In a perceived nod to the election results on Monday, Macron announced that a new law would be drawn up before the end of the summer to “reconcile economy and ecology.” The president said that €15 billion would be invested in “the ecological conversion of our economy” over two years, through the end of his first term.
Sibeth Ndiaye, a spokesperson for the Macron government, previously told French television that the elections results were “extremely disappointing.” In what reporters described as the “rare” and perhaps “only bright spot” for Macron, Prime Minister Édouard Philippe won his mayoral race in Le Havre with 59% of the vote.

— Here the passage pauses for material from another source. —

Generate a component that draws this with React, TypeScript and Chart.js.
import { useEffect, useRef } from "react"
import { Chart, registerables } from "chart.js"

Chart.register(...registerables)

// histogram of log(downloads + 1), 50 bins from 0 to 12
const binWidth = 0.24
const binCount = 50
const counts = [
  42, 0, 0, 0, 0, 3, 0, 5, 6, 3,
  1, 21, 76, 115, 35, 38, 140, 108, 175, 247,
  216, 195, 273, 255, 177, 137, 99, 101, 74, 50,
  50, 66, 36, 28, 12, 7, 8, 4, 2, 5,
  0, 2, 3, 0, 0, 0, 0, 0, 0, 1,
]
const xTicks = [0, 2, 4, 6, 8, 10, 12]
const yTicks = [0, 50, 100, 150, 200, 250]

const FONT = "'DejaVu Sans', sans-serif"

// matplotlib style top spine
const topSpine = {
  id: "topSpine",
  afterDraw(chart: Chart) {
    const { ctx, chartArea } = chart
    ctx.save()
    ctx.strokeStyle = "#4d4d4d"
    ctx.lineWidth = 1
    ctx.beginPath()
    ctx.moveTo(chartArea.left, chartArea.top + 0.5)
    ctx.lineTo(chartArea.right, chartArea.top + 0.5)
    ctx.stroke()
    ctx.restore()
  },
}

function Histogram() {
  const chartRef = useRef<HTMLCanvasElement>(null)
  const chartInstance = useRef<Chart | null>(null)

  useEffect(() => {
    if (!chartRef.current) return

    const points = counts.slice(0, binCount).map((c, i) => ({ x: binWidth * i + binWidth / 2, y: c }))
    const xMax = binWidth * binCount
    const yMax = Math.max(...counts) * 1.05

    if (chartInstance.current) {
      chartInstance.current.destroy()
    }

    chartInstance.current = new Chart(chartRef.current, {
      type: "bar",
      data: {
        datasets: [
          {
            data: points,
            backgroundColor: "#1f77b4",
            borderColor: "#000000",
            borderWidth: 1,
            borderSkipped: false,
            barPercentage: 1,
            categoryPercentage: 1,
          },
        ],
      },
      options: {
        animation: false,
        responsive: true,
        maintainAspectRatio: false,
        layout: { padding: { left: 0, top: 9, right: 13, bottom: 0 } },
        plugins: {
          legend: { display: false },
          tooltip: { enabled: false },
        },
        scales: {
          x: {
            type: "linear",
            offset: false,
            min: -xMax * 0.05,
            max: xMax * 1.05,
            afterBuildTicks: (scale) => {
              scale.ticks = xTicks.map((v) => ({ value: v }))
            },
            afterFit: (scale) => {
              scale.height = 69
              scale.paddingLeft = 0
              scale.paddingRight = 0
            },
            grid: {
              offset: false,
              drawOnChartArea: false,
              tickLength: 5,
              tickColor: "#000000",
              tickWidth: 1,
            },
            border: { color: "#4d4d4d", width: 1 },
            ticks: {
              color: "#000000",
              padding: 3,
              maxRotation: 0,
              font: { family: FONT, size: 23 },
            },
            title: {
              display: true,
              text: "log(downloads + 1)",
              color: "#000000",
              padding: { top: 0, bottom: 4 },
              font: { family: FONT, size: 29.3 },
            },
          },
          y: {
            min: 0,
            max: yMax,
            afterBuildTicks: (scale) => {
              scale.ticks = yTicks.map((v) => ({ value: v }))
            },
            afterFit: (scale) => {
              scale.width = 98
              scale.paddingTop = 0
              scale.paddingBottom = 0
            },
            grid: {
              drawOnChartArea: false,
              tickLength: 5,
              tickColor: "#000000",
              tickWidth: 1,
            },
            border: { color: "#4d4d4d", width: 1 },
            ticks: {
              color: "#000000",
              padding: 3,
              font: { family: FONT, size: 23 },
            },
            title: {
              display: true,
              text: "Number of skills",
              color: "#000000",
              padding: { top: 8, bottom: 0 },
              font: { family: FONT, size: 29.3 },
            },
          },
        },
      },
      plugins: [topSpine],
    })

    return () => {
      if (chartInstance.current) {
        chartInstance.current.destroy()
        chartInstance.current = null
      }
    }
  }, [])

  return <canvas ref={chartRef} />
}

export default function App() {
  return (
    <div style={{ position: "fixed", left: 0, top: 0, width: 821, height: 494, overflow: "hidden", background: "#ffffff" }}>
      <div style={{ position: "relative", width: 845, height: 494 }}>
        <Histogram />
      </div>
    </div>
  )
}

As The Guardian reported: Jérôme Fourquet of the pollsters Ifop said local elections were historically a way for the population to punish those in power. However, he said it would be difficult to interpret Sunday’s results because LREM, a fledgling party created to carry Macron to power in 2017, had few outgoing mayors. While Macron’s centrist party is dominating French politics at a national level, having fragmented the traditional right and left, it has little representation locally.

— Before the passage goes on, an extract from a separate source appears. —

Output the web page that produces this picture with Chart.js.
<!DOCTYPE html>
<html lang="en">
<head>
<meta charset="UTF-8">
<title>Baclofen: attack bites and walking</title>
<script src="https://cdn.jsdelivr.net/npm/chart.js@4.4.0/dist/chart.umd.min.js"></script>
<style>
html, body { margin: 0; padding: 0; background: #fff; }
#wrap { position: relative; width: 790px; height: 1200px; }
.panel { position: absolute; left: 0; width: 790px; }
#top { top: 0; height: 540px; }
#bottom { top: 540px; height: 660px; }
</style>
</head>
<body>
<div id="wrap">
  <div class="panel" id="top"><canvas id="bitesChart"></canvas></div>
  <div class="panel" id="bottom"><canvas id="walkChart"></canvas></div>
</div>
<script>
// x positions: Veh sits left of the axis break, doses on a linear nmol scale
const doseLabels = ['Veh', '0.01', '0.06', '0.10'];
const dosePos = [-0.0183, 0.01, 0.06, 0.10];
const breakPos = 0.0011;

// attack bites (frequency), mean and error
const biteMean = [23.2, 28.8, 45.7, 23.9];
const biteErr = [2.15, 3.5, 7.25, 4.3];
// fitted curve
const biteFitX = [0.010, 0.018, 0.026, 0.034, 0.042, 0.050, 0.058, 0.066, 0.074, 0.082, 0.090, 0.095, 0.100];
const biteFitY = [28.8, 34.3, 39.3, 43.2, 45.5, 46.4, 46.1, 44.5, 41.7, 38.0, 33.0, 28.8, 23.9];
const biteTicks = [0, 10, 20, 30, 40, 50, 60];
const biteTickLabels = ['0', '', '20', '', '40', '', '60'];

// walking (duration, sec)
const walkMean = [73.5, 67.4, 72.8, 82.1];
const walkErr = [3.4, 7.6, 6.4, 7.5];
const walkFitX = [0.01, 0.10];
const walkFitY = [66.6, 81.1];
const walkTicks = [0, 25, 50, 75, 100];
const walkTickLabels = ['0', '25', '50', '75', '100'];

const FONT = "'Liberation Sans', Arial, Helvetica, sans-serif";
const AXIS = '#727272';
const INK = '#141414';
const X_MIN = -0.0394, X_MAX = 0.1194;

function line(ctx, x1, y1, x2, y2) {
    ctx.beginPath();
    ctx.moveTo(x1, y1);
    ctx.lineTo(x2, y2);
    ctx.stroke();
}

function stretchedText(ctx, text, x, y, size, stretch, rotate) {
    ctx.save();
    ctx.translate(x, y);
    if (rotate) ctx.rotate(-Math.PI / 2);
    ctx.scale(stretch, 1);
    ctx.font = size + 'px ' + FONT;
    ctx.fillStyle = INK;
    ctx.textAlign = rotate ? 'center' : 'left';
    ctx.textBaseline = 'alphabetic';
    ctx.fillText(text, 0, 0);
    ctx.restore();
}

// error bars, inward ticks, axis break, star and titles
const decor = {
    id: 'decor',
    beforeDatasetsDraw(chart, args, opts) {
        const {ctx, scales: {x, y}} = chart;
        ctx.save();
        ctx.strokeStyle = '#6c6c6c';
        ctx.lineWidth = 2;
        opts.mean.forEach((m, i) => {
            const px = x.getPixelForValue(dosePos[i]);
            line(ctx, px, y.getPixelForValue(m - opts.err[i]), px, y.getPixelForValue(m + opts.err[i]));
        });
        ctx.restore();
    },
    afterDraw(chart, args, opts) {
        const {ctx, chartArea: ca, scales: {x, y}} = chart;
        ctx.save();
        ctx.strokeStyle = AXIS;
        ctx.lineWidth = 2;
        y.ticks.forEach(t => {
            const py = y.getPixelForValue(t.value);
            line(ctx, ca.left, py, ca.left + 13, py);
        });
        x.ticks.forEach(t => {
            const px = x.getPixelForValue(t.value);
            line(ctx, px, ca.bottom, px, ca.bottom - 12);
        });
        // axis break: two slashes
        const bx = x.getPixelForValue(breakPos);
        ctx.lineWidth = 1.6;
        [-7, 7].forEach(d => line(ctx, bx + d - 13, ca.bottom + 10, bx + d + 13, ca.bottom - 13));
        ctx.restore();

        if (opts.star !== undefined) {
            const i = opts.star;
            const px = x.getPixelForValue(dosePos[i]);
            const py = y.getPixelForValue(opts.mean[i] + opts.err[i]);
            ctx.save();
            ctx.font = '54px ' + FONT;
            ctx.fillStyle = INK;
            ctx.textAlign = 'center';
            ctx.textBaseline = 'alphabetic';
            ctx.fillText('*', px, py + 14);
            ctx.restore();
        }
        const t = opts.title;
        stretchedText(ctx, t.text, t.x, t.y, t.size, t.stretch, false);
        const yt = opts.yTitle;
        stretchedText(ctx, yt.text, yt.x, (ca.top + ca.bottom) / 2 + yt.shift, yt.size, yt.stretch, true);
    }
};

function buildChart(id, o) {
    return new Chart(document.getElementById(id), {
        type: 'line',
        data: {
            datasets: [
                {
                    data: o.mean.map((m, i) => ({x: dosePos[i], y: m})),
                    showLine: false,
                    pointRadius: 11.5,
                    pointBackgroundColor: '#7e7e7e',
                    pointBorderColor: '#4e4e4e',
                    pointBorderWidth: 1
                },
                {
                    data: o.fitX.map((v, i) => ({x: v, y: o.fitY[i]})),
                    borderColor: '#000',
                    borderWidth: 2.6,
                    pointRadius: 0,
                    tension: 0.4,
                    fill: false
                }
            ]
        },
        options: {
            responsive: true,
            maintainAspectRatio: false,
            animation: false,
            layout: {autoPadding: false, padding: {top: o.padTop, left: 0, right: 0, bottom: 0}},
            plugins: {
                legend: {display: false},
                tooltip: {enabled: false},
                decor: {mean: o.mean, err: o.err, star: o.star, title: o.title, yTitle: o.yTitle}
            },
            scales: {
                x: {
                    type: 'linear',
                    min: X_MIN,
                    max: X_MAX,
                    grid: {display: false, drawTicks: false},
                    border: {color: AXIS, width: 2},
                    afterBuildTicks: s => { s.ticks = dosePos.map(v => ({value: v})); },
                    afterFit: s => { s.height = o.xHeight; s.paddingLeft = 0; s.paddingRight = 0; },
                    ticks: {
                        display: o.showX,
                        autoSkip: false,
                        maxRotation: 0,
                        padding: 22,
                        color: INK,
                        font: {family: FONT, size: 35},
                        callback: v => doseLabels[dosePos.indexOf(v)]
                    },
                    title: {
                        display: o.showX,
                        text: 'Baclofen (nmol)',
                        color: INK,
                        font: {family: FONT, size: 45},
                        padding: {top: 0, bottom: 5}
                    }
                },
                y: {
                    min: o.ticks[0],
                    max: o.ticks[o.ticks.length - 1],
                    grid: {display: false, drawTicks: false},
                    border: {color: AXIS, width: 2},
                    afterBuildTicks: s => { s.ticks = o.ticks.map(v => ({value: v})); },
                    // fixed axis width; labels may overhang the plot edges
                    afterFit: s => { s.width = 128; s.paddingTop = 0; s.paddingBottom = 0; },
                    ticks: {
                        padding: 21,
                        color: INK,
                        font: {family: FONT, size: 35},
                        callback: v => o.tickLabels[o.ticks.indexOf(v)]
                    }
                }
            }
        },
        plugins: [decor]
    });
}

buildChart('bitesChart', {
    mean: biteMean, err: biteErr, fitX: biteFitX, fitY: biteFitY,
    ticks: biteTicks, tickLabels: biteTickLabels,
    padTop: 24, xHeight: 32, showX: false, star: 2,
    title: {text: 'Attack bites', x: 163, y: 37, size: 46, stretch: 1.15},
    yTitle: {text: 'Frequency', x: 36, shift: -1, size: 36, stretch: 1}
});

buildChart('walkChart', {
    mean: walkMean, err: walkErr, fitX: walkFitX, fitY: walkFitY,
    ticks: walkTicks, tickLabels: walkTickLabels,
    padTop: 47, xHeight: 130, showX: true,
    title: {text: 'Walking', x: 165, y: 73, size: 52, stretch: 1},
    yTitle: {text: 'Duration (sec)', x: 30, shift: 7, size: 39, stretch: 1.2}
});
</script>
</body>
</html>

“LREM will score badly because it has no outgoing mayors to lose, it has to win,” Fourquet said. “And most French mayors come from the traditional right and left. This means, in terms of sanctioning those in power, it will not be easy to read.”
He added: “Nationally, there are two main forces in politics right now, the Rassemblement National and Macron. At a national level, Marine Le Pen is his main opponent. But these two forces are not present at a local level, where Les Républicains and the Parti Socialiste are most solid.”

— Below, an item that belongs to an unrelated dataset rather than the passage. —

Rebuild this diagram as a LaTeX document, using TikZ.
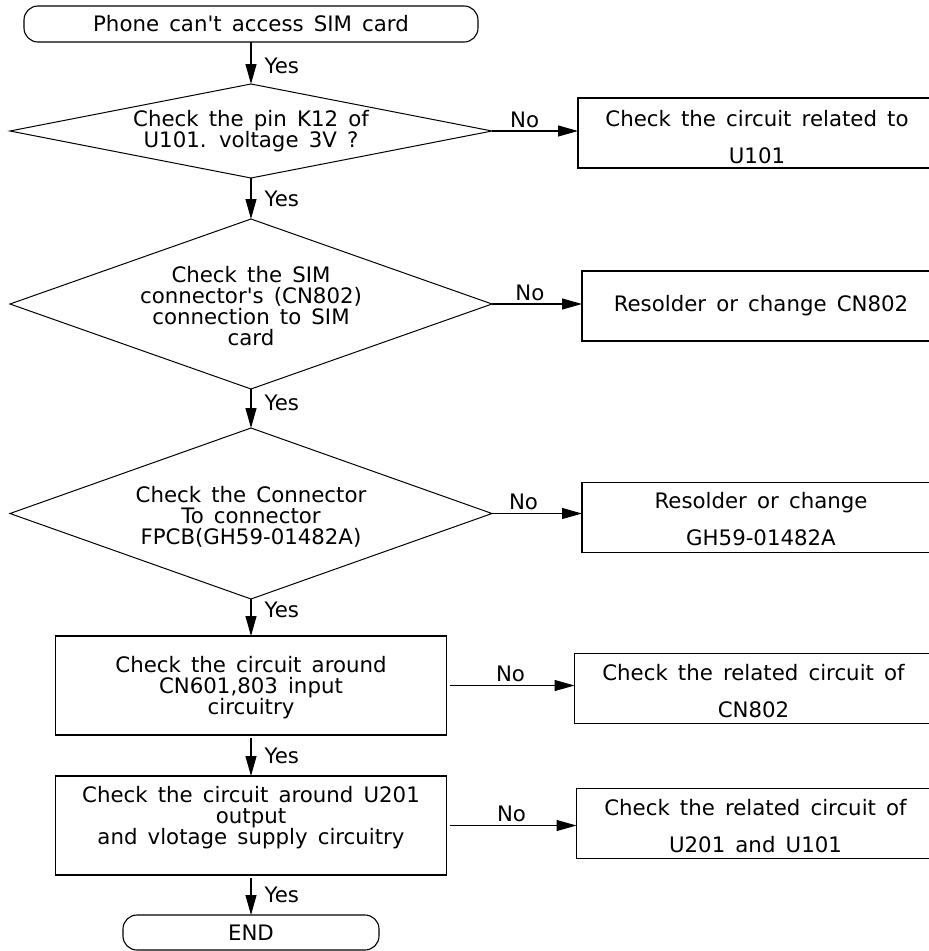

The French city Perpignan on Sunday elected as mayor far-right candidate Louis Aliot, a former romantic partner of Le Pen, the Rassemblement National (RN) leader.
In a Monday analysis for The Local, Paris-based journalist John Lichfield argued that the triumph of the Greens in major cities “transforms the political landscape” but “it doesn’t mean that France will elect a Green President in 2022. The quarrelsome French Greens will find it hard to transfer their successes to national level.”
After detailing some of the major losses on Sunday, Lichfield wrote, “We are now in strange territory for French politics.” He explained:
Everything was once predictable. There were two main “families,” center-right and center-left, who took turns to govern, nationally and locally, in much the same way once they were in power. The whole two round system of elections was designed to reflect—and preserve—that status quo.
…The EELV may now emulate its green German sister party and take over the center-left lane in French politics from the divided Socialists. Even so, the dawn of the Greens threatens to add yet another competing “family” to a French political system designed for only two.
Lichfield made similar points in a series of tweets Sunday. Writer Benjamin Ramm responded by saying that “much of the important work done by the Greens is at municipal level. This is where they show that they can govern. And this in turn shapes the national landscape.”